There’s people like Maureen, one of the lovely seniors we have living in the electorate who has lived here almost all her life. She told me she didn’t vote for National at the last election, and loved Phil Goff, but that she would support me. Maureen lives in social housing, something she says she knows is a privilege and not a right.
She is proud of her home, treats it well, and is pleased to see that National is investing a huge amount improving the quality and supply of social housing for people like her who need a bit of extra help to have somewhere safe and secure to call home. Maureen said she’s voting for me because I’ve worked hard to help others who need social housing, and because I’m a strong advocate for better social housing in Mt Roskill.
I’ve met people like Pradeep. We’ve seen each other at lots of local community events – temple and public meetings talking about the quality of bus stops in the electorate. Pradeep is a proud local and a proud family man. Last week he invited me to join his family for a very special occasion, his grandson Shubhankar’s first birthday.
One of my fondest memories is celebrating one of my own son’s first birthday here in Mt Roskill, so of course I was honoured to attend. My opponents criticise me for focusing on things they say are too local, but I’m the type of person who thinks there is no issue too big or too small for a dedicated local MP.

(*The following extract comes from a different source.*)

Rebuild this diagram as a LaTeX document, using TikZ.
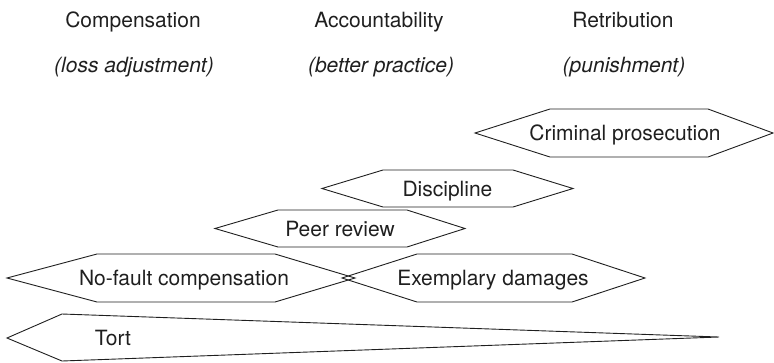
\documentclass[tikz,border=0pt]{standalone}
\usepackage{fontspec}
\setmainfont{TeX Gyre Heros}
% hexagonal band: name, left tip x, inner left x, inner right x, right tip x, mid y, half height, text x, text
\newcommand\hexband[9]{%
  \coordinate (#1-w) at (#2,#6);
  \coordinate (#1-nw) at (#3,#6-#7);
  \coordinate (#1-ne) at (#4,#6-#7);
  \coordinate (#1-e) at (#5,#6);
  \coordinate (#1-se) at (#4,#6+#7);
  \coordinate (#1-sw) at (#3,#6+#7);
  \draw[band] (#1-w) -- (#1-nw) -- (#1-ne) -- (#1-e) -- (#1-se) -- (#1-sw) -- cycle;
  \node[label] (#1) at (#8,#6+7.5) {#9};}
\begin{document}
\begin{tikzpicture}[x=1bp,y=-1bp,
  band/.style={draw=black!88, line width=0.9bp, line join=miter},
  label/.style={font=\fontsize{21bp}{25bp}\selectfont, anchor=base, inner sep=0pt, text=black!88},
  subheading/.style={label, font=\fontsize{21bp}{25bp}\selectfont\itshape}]
\useasboundingbox (0,0) rectangle (774,362);

% column headings
\node[label] (comp) at (133,27) {Compensation};
\node[label] (acc) at (379,27) {Accountability};
\node[label] (ret) at (623,27) {Retribution};
\node[subheading] (comp-sub) at (134,72) {(loss adjustment)};
\node[subheading] (acc-sub) at (381,72) {(better practice)};
\node[subheading] (ret-sub) at (624,72) {(punishment)};

% bands
\hexband{crim}{475}{550}{708}{773}{133}{24}{625}{Criminal prosecution}
\hexband{disc}{322}{383}{513}{573}{188.5}{18.5}{447.5}{Discipline}
\hexband{peer}{215}{278}{407}{465}{228.5}{18.5}{340}{Peer review}
\hexband{nofault}{7}{97}{275}{355}{278}{24}{184}{No-fault compensation}
\hexband{exem}{342}{417}{572}{645}{278}{24}{493}{Exemplary damages}

% tapering tort band
\coordinate (tort-w) at (7,338);
\coordinate (tort-nw) at (62,314);
\coordinate (tort-e) at (719,337);
\coordinate (tort-sw) at (62,361);
\draw[band] (tort-w) -- (tort-nw) -- (tort-e) -- (tort-sw) -- cycle;
\node[label] (tort) at (113,345.5) {Tort};
\end{tikzpicture}
\end{document}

These are just a few of the many, many people I’ve come across who aren’t of much interest to the media, so you don’t see people like them on the front pages or broadcast at 6pm. They’re not actively talking about how much money they’ve made or how many square metres their house is.
They’re just ordinary people who love living in the Mt Roskill electorate, love Auckland, love New Zealand, love their families, and celebrating their diverse cultures in their own way.
They know candidates who are so desperate to get into Parliament will say and do anything, and they’re more interested in having a local electorate MP who has a local track record of experience and success in getting things done.
There’s a quote in the Bhagavad Gita that I love:
In battle, in the forest, at the precipice in the mountains, the good deeds a person has done before defend them.
For over two decades, I’ve poured my heart and soul into Mt Roskill and all its communities. I’ve worked hard for you and your family, and I’ve gotten results.
In this by-election, I am the clear choice and I hope to have your vote.